Son birkaç gün içinde İsrail’in Gazze Şeridi’nde sürdürdüğü katliamlarla ilgili uluslararası düzeyde önemli gelişmeler yaşandı.
Önce Gazze Şeridi’nde derhâl ateşkes ilan edilmesini isteyen karar tasarısı Birleşmiş Milletler Güvenlik Konseyi’nde (BMGK) oylamaya sunuldu.
ABD hariç BMGK üyelerinin hepsi lehte oy kullanmasına rağmen tasarı ABD’nin vetosuyla reddedildi.
Diğer bir ifadeyle Biden yönetimi İsrail ordusunun Gazze Şeridi’nde daha çok cinayet ve savaş suçu işlemesine yeşil ışık yaktı.
Nitekim veto kararının üzerinden çok geçmeden işgal güçleri Beyt Lahya’da çoğu kadın ve çocuk 66 kişinin hayatını kaybettiği, 100’den fazla kişinin de yaralandığı yeni bir katliama imza attı.
Aynı gün ilerleyen saatlerde Uluslararası Ceza Mahkemesi (UCM) Gazze Şeridi’nde savaş suçu işledikleri gerekçesiyle İsrail Başbakanı Binyamin Netanyahu ve eski Savunma Bakanı Yoav Gallant hakkında tutuklama kararı çıkardı.
Karar, hükûmetiyle ve muhalefetiyle İsrail’i âdeta çılgına çevirdi.
Netanyahu başkanlığındaki hükûmet ve fanatik bakanları her zaman olduğu gibi “antisemitizm” yalanına sarıldı.
Aylardır Netanyahu’yu ve hükûmetini yerden yere vuran İsrailli muhalif lider Yair Lapid de “terörizm için bir ödül” olarak nitelediği kararı kınadı ve “İsrail’in kendini savunduğunu” öne sürdü.
Bir kez daha görüldü ki konu Filistinlilerin katledilmesi, topraklarının ve haklarının gasbedilmesi olunca İsrailli liderler arasında pek bir fark kalmıyor.
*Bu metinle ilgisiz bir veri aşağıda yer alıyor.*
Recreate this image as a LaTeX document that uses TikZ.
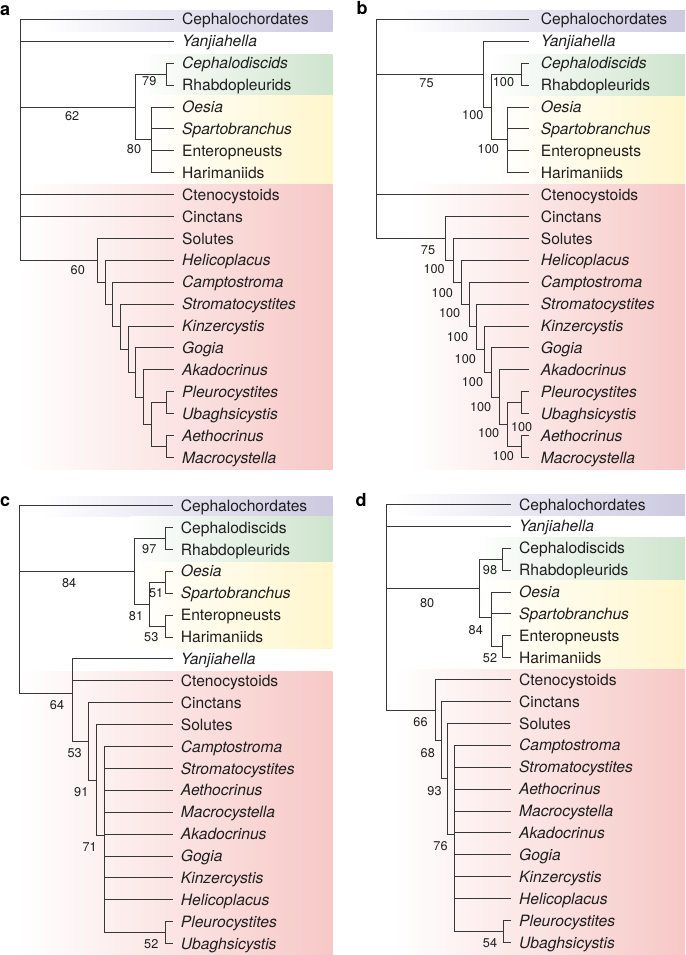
\documentclass[tikz,border=0pt]{standalone}
\usepackage{fontspec}
\setmainfont{TeX Gyre Heros}
\definecolor{bandP}{RGB}{204,201,224}
\definecolor{bandG}{RGB}{206,228,205}
\definecolor{bandY}{RGB}{255,246,204}
\definecolor{bandR}{RGB}{246,200,198}
\definecolor{brc}{RGB}{55,55,55}
\definecolor{txc}{RGB}{30,30,30}
\begin{document}
\begin{tikzpicture}[x=1pt,y=-1pt,
  br/.style={draw=brc, line width=0.95pt},
  tx/.style={anchor=base west, inner sep=0pt, yshift=-5.6pt, font=\fontsize{15.6}{18}\selectfont, text=txc},
  txi/.style={tx, font=\fontsize{15.6}{18}\selectfont\itshape},
  bs/.style={inner sep=0pt, font=\fontsize{12.7}{14}\selectfont, text=txc},
  plab/.style={anchor=base west, inner sep=0pt, font=\fontsize{18}{20}\selectfont\bfseries, text=black}]
\useasboundingbox (0,0) rectangle (685,955);
\fill[white] (0,0) rectangle (685,955);
\def\ya{19.4}
\def\yc{505.6}
\def\yd{504.4}
% ---------------- bands ----------------
% panel a
\shade[left color=white, right color=bandP] (40,10.7) rectangle (332.7,31.7);
\shade[left color=white, right color=bandG] (140,55) rectangle (332.7,95.7);
\shade[left color=white, right color=bandY] (140,95.7) rectangle (332.7,184.3);
\shade[left color=white, right color=bandR] (20,184.3) rectangle (332.7,469.3);
% panel b
\shade[left color=white, right color=bandP] (400,10.7) rectangle (685,31.7);
\shade[left color=white, right color=bandG] (490,55) rectangle (685,96.7);
\shade[left color=white, right color=bandY] (490,96.7) rectangle (685,184.3);
\shade[left color=white, right color=bandR] (410,184.3) rectangle (685,469.3);
% panel c
\shade[left color=white, right color=bandP] (40,496) rectangle (332.7,516.7);
\shade[left color=white, right color=bandG] (130,516.7) rectangle (332.7,561.7);
\shade[left color=white, right color=bandY] (130,562.5) rectangle (332.7,648.3);
\shade[left color=white, right color=bandR] (20,671) rectangle (332.7,955);
% panel d
\shade[left color=white, right color=bandP] (395,494) rectangle (685,515);
\shade[left color=white, right color=bandG] (475,537.3) rectangle (685,580);
\shade[left color=white, right color=bandY] (475,580) rectangle (685,668.3);
\shade[left color=white, right color=bandR] (395,669.3) rectangle (685,955);
% ---------------- panel letters ----------------
\node[plab] (la) at (0,15.7) {a};
\node[plab] (lb) at (356.5,15) {b};
\node[plab] (lc) at (0,506) {c};
\node[plab] (ld) at (355.5,506.7) {d};
% ---------------- panel a ----------------
\foreach \r/\n/\t/\s in {0/cepha/Cephalochordates/tx, 1/yanj/Yanjiahella/txi, 2/cdisc/Cephalodiscids/txi, 3/rhab/Rhabdopleurids/tx, 4/oes/Oesia/txi, 5/spa/Spartobranchus/txi, 6/ent/Enteropneusts/tx, 7/har/Harimaniids/tx, 8/cte/Ctenocystoids/tx, 9/cin/Cinctans/tx, 10/sol/Solutes/tx, 11/hel/Helicoplacus/txi, 12/cam/Camptostroma/txi, 13/str/Stromatocystites/txi, 14/kin/Kinzercystis/txi, 15/gog/Gogia/txi, 16/aka/Akadocrinus/txi, 17/ple/Pleurocystites/txi, 18/uba/Ubaghsicystis/txi, 19/aet/Aethocrinus/txi, 20/mac/Macrocystella/txi}{
  \coordinate (a-\n) at (174.3,{\ya+21.9*\r});
  \node[\s] (a-\n-l) at (182,{\ya+21.9*\r}) {\t};
}
\foreach \n/\x/\r in {root/20.7/0, X/135.7/4, CR/166/2.5, O/151.7/5.5, n1/97.3/11.0, n2/105.3/12.01, n3/112.7/13.02, n4/120.3/14.03, n5/128/15.06, n6/135.7/16.125, n7/143.3/17.25, n8/151/18.5, PU/166/17.5, AM/166/19.5}{
  \coordinate (a-\n) at (\x,{\ya+21.9*\r});
}
\foreach \p/\c in {root/cepha, root/yanj, root/X, root/cte, root/cin, root/n1, X/CR, X/O, CR/cdisc, CR/rhab, O/oes, O/spa, O/ent, O/har, n1/sol, n1/n2, n2/hel, n2/n3, n3/cam, n3/n4, n4/str, n4/n5, n5/kin, n5/n6, n6/gog, n6/n7, n7/aka, n7/n8, n8/PU, n8/AM, PU/ple, PU/uba, AM/aet, AM/mac}{
  \draw[br] (a-\p) |- (a-\c);
}
\node[bs] (a-s79) at (149.3,81) {79};
\node[bs] (a-s62) at (72.2,116.5) {62};
\node[bs] (a-s80) at (134,149.3) {80};
\node[bs] (a-s60) at (77.8,270) {60};
% ---------------- panel b ----------------
\foreach \r/\n/\t/\s in {0/cepha/Cephalochordates/tx, 1/yanj/Yanjiahella/txi, 2/cdisc/Cephalodiscids/txi, 3/rhab/Rhabdopleurids/tx, 4/oes/Oesia/txi, 5/spa/Spartobranchus/txi, 6/ent/Enteropneusts/tx, 7/har/Harimaniids/tx, 8/cte/Ctenocystoids/tx, 9/cin/Cinctans/tx, 10/sol/Solutes/tx, 11/hel/Helicoplacus/txi, 12/cam/Camptostroma/txi, 13/str/Stromatocystites/txi, 14/kin/Kinzercystis/txi, 15/gog/Gogia/txi, 16/aka/Akadocrinus/txi, 17/ple/Pleurocystites/txi, 18/uba/Ubaghsicystis/txi, 19/aet/Aethocrinus/txi, 20/mac/Macrocystella/txi}{
  \coordinate (b-\n) at (529.3,{\ya+21.9*\r});
  \node[\s] (b-\n-l) at (540.7,{\ya+21.9*\r}) {\t};
}
\foreach \n/\x/\r in {root/376.7/0, H/483.3/2.5, H2/491.7/4, CR/521.7/2.5, O/507.3/5.5, n1/445/10.0, n2/453.3/11.0, n3/461/12.01, n4/469/13.02, n5/476.7/14.03, n6/484.3/15.06, n7/491.7/16.125, n8/499.3/17.25, n9/507.3/18.5, PU/521.7/17.5, AM/521.7/19.5}{
  \coordinate (b-\n) at (\x,{\ya+21.9*\r});
}
\foreach \p/\c in {root/cepha, root/H, root/cte, root/n1, H/yanj, H/H2, H2/CR, H2/O, CR/cdisc, CR/rhab, O/oes, O/spa, O/ent, O/har, n1/cin, n1/n2, n2/sol, n2/n3, n3/hel, n3/n4, n4/cam, n4/n5, n5/str, n5/n6, n6/kin, n6/n7, n7/gog, n7/n8, n8/aka, n8/n9, n9/PU, n9/AM, PU/ple, PU/uba, AM/aet, AM/mac}{
  \draw[br] (b-\p) |- (b-\c);
}
\node[bs] (b-s75a) at (426.5,83) {75};
\node[bs] (b-s100a) at (503.5,82.5) {100};
\node[bs] (b-s100b) at (472.8,115) {100};
\node[bs] (b-s100c) at (488.3,149.3) {100};
\node[bs] (b-s75b) at (428,250) {75};
\foreach \i/\x/\y in {1/434.2/269.3, 2/442.3/292.7, 3/449.7/313.3, 4/457.5/337, 5/465.3/359.3, 6/472.5/381.7, 7/480.7/406.7, 8/521.7/426.7, 9/488.7/433.3, 10/503.3/455.7}{
  \node[bs] (b-t\i) at (\x,\y) {100};
}
% ---------------- panel c ----------------
\foreach \r/\n/\t/\s in {0/cepha/Cephalochordates/tx, 1/cdisc/Cephalodiscids/tx, 2/rhab/Rhabdopleurids/tx, 3/oes/Oesia/txi, 4/spa/Spartobranchus/txi, 5/ent/Enteropneusts/tx, 6/har/Harimaniids/tx, 7/yanj/Yanjiahella/txi, 8/cte/Ctenocystoids/tx, 9/cin/Cinctans/tx, 10/sol/Solutes/tx, 11/cam/Camptostroma/txi, 12/str/Stromatocystites/txi, 13/aet/Aethocrinus/txi, 14/mac/Macrocystella/txi, 15/aka/Akadocrinus/txi, 16/gog/Gogia/txi, 17/kin/Kinzercystis/txi, 18/hel/Helicoplacus/txi, 19/ple/Pleurocystites/txi, 20/uba/Ubaghsicystis/txi}{
  \coordinate (c-\n) at (173.3,{\yc+21.9*\r});
  \node[\s] (c-\n-l) at (180.7,{\yc+21.9*\r}) {\t};
}
\foreach \n/\x/\r in {root/19/0, H/134/3.0, R/72.7/8.59, CR/165.7/1.5, O/149.3/4.5, OS/165.7/3.5, EH/165.7/5.5, n2/88.3/10.77, n3/96/12.53, n4/104/15.06, PU/165.7/19.5}{
  \coordinate (c-\n) at (\x,{\yc+21.9*\r});
}
\foreach \p/\c in {root/cepha, root/H, root/R, H/CR, H/O, CR/cdisc, CR/rhab, O/OS, O/EH, OS/oes, OS/spa, EH/ent, EH/har, R/yanj, R/cte, R/n2, n2/cin, n2/n3, n3/sol, n3/n4, n4/cam, n4/str, n4/aet, n4/mac, n4/aka, n4/gog, n4/kin, n4/hel, n4/PU, PU/ple, PU/uba}{
  \draw[br] (c-\p) |- (c-\c);
}
\node[bs] (c-s97) at (149.3,549.3) {97};
\node[bs] (c-s84) at (69.2,582.7) {84};
\node[bs] (c-s51) at (156.2,593.3) {51};
\node[bs] (c-s81) at (136,615.7) {81};
\node[bs] (c-s53a) at (151.3,637.3) {53};
\node[bs] (c-s64) at (57,705) {64};
\node[bs] (c-s53b) at (74.7,753.3) {53};
\node[bs] (c-s91) at (81.3,791.7) {91};
\node[bs] (c-s71) at (89.7,847.3) {71};
\node[bs] (c-s52) at (151.3,944) {52};
% ---------------- panel d ----------------
\foreach \r/\n/\t/\s in {0/cepha/Cephalochordates/tx, 1/yanj/Yanjiahella/txi, 2/cdisc/Cephalodiscids/tx, 3/rhab/Rhabdopleurids/tx, 4/oes/Oesia/txi, 5/spa/Spartobranchus/txi, 6/ent/Enteropneusts/tx, 7/har/Harimaniids/tx, 8/cte/Ctenocystoids/tx, 9/cin/Cinctans/tx, 10/sol/Solutes/tx, 11/cam/Camptostroma/txi, 12/str/Stromatocystites/txi, 13/aet/Aethocrinus/txi, 14/mac/Macrocystella/txi, 15/aka/Akadocrinus/txi, 16/gog/Gogia/txi, 17/kin/Kinzercystis/txi, 18/hel/Helicoplacus/txi, 19/ple/Pleurocystites/txi, 20/uba/Ubaghsicystis/txi}{
  \coordinate (d-\n) at (510.7,{\yd+21.9*\r});
  \node[\s] (d-\n-l) at (519,{\yd+21.9*\r}) {\t};
}
\foreach \n/\x/\r in {root/386/0, H/479/3.83, R/435.7/9.39, CR/502.7/2.5, O/491.7/5.17, EH/502.7/6.5, n2/441.7/10.78, n3/447.7/12.53, n4/454.3/15.06, PU/503.3/19.5}{
  \coordinate (d-\n) at (\x,{\yd+21.9*\r});
}
\foreach \p/\c in {root/cepha, root/yanj, root/H, root/R, H/CR, H/O, CR/cdisc, CR/rhab, O/oes, O/spa, O/EH, EH/ent, EH/har, R/cte, R/n2, n2/cin, n2/n3, n3/sol, n3/n4, n4/cam, n4/str, n4/aet, n4/mac, n4/aka, n4/gog, n4/kin, n4/hel, n4/PU, PU/ple, PU/uba}{
  \draw[br] (d-\p) |- (d-\c);
}
\node[bs] (d-s98) at (490,569.7) {98};
\node[bs] (d-s80) at (427.2,603) {80};
\node[bs] (d-s84) at (475.8,629.7) {84};
\node[bs] (d-s52) at (490,658.3) {52};
\node[bs] (d-s66) at (420.5,722.3) {66};
\node[bs] (d-s68) at (427.8,752.7) {68};
\node[bs] (d-s93) at (434.5,791) {93};
\node[bs] (d-s76) at (440.5,846) {76};
\node[bs] (d-s54) at (490,942.7) {54};
\end{tikzpicture}
\end{document}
Muhalefettekilerin Netanyahu’ya yönelttikleri eleştiriler koltuk kavgasından başka bir şey değil.
Dünyanın gözü önünde Gazze Şeridi’nde işlediği onca katliama rağmen İsrail’e sınırsız bir şekilde destek veren ABD, Netanyahu ve Gallant hakkında UCM’den çıkan tutuklama kararı sonrası bir kez daha öne atıldı.
Beyaz Saray Sözcüsü Karine Jean-Pierre, UCM’nin İsrail üzerinde bir yetkisinin olmadığını söyleyerek Netanyahu ve Gallant hakkındaki tutuklama kararını kökten reddettiklerini açıkladı.
Amerikalı yetkililerden ve politikacılardan birbiri ardında gelen açıklamalarda İsrail’e verilen desteğin yanında UCM’yi hedef alan tehdit dili ve küstahlık dikkati çekici.
Trump’ın ulusal güvenlik danışmanı olarak atayacağını açıkladığı Mike Waltz, UCM’nin güvenilirliğinin olmadığını öne sürerek “Ocak ayında UCM ve Birleşmiş Milletler’in antisemitik ön yargılarına karşı güçlü bir yanıt bekleyebilirsiniz.” dedi.
Cumhuriyetçi Senatör Lindsey Graham da UCM’yi cezalandırma çağrısında bulundu.
Oysa aynı UCM geçen yıl Rusya Devlet Başkanı Vladimir Putin hakkında yakalama kararı çıkardığında ABD tarafından hararetle alkışlanmıştı.
UCM’nin Netanyahu ve Gallant hakkındaki kararına Avrupa’dan gelen açıklamalar ise genelde olumlu.
Avrupalı yetkililer uluslararası mahkemeye saygı duyulması ve kararının uygulanması gerektiği görüşünde.
ABD ve Avrupa arasındaki bu görüş farkı Trump’ın seçim zaferinden bağımsız okunamaz.
Avrupa’nın birinci başkanlık döneminden tanıdığı Trump’a şimdiden tavır almaya başladığı söylenebilir.
UCM’nin kararı uluslararası düzeyde dokunulmazlığa sahip olduklarını düşünen İsrailli katillere işledikleri cinayetlerin hesabını sorma yönünde atılmış önemli bir adım.
Kararla birlikte Netanyahu da taşınması iyice zorlaşan bir yük hâline geldi.